● Work to complete
State how many lines contain "with", and write nothing except that count.

*****

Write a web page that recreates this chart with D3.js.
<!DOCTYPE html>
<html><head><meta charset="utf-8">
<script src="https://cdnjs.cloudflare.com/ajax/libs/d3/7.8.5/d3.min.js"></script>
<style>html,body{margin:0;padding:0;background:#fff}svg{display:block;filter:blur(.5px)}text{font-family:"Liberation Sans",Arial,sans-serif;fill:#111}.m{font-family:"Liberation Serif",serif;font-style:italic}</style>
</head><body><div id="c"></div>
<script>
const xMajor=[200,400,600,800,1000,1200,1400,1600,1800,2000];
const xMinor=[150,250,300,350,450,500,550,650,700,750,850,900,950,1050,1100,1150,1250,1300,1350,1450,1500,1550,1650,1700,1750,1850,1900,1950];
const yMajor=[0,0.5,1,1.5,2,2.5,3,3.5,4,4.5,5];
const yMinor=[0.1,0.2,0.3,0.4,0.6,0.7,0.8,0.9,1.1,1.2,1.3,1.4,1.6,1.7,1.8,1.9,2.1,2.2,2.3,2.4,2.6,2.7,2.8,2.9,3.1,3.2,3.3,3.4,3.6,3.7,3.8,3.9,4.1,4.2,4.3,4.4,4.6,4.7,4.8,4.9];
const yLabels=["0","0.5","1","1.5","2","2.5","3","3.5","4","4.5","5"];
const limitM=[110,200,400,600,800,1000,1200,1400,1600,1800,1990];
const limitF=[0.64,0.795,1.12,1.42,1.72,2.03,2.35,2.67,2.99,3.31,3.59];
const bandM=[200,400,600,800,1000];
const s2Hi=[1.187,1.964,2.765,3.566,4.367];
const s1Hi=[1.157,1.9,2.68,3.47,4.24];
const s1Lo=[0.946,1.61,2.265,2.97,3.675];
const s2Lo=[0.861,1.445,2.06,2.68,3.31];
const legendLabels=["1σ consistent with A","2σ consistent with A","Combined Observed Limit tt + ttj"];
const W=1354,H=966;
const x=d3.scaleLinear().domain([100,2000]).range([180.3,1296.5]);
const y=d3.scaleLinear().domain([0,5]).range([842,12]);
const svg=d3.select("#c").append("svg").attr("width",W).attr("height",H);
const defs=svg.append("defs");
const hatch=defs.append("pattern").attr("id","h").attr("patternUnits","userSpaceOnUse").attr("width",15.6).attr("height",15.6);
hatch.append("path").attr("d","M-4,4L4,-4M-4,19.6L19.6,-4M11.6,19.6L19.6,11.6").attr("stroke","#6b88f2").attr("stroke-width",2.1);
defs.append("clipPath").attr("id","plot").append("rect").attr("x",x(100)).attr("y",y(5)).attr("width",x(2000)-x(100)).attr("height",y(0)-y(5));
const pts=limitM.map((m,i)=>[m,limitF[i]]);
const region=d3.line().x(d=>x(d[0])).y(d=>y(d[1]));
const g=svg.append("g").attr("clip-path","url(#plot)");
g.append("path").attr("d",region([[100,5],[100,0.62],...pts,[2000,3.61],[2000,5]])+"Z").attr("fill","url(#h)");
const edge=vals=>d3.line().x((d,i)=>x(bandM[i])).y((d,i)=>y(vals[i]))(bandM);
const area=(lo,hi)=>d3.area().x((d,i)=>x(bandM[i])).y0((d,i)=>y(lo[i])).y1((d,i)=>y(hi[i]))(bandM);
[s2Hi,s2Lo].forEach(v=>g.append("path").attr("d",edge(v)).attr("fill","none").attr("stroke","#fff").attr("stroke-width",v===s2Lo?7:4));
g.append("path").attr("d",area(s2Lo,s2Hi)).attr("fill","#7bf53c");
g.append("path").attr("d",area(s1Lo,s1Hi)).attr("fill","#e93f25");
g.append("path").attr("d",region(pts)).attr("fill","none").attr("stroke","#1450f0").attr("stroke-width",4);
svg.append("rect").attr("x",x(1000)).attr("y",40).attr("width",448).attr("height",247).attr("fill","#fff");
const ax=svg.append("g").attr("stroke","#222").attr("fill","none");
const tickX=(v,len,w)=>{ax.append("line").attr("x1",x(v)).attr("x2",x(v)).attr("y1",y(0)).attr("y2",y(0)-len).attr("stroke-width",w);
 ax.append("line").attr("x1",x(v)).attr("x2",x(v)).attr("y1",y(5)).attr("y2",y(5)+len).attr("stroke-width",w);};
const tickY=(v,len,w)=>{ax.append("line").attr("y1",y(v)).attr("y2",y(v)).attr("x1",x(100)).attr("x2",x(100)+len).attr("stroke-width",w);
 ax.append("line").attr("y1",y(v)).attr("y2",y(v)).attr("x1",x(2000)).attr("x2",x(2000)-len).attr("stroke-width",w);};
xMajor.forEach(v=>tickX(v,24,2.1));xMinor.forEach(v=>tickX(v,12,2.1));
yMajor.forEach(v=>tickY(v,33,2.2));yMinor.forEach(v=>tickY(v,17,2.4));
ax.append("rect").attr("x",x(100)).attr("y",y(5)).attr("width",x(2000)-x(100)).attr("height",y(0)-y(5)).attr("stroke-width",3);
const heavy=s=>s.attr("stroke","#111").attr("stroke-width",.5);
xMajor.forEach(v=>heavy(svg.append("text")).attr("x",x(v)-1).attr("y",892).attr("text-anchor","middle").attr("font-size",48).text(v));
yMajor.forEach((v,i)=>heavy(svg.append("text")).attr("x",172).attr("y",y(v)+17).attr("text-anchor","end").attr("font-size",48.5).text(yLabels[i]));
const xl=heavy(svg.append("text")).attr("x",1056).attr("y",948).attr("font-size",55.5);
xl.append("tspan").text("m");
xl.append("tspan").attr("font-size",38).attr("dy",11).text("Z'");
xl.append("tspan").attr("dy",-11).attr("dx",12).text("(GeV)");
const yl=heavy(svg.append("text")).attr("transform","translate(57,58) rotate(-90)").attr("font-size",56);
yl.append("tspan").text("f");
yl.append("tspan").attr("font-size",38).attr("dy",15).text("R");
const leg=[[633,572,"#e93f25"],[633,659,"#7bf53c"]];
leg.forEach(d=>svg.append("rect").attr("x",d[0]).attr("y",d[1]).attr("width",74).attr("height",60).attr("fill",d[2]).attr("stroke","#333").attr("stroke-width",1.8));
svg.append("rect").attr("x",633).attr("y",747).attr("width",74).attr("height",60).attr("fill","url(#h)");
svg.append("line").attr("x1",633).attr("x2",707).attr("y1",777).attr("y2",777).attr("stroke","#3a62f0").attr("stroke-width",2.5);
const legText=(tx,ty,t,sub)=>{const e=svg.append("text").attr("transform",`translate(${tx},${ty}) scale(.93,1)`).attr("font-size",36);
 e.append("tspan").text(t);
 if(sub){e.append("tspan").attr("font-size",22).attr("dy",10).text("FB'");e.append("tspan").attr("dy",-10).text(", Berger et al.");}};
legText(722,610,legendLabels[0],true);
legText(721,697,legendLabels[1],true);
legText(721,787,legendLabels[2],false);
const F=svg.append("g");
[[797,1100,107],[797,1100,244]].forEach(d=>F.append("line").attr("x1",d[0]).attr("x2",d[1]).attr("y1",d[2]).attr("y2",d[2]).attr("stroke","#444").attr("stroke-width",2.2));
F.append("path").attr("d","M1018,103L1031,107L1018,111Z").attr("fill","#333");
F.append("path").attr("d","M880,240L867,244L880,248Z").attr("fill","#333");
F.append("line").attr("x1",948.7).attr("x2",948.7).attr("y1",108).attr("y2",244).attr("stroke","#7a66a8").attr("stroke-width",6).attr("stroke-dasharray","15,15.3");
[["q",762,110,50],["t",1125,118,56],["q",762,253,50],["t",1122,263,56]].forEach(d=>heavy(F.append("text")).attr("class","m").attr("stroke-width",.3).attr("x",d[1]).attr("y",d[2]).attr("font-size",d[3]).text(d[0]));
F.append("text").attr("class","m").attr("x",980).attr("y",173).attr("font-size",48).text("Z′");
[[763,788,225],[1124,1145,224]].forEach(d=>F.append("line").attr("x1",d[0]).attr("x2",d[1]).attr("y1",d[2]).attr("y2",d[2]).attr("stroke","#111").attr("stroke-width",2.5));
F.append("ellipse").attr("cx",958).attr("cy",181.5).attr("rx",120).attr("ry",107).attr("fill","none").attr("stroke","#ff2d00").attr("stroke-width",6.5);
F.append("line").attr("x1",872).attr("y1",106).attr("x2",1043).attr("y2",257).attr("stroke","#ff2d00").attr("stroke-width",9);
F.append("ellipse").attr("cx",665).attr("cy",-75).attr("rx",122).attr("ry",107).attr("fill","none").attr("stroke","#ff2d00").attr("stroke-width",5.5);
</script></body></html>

*****

● Exercise solution
2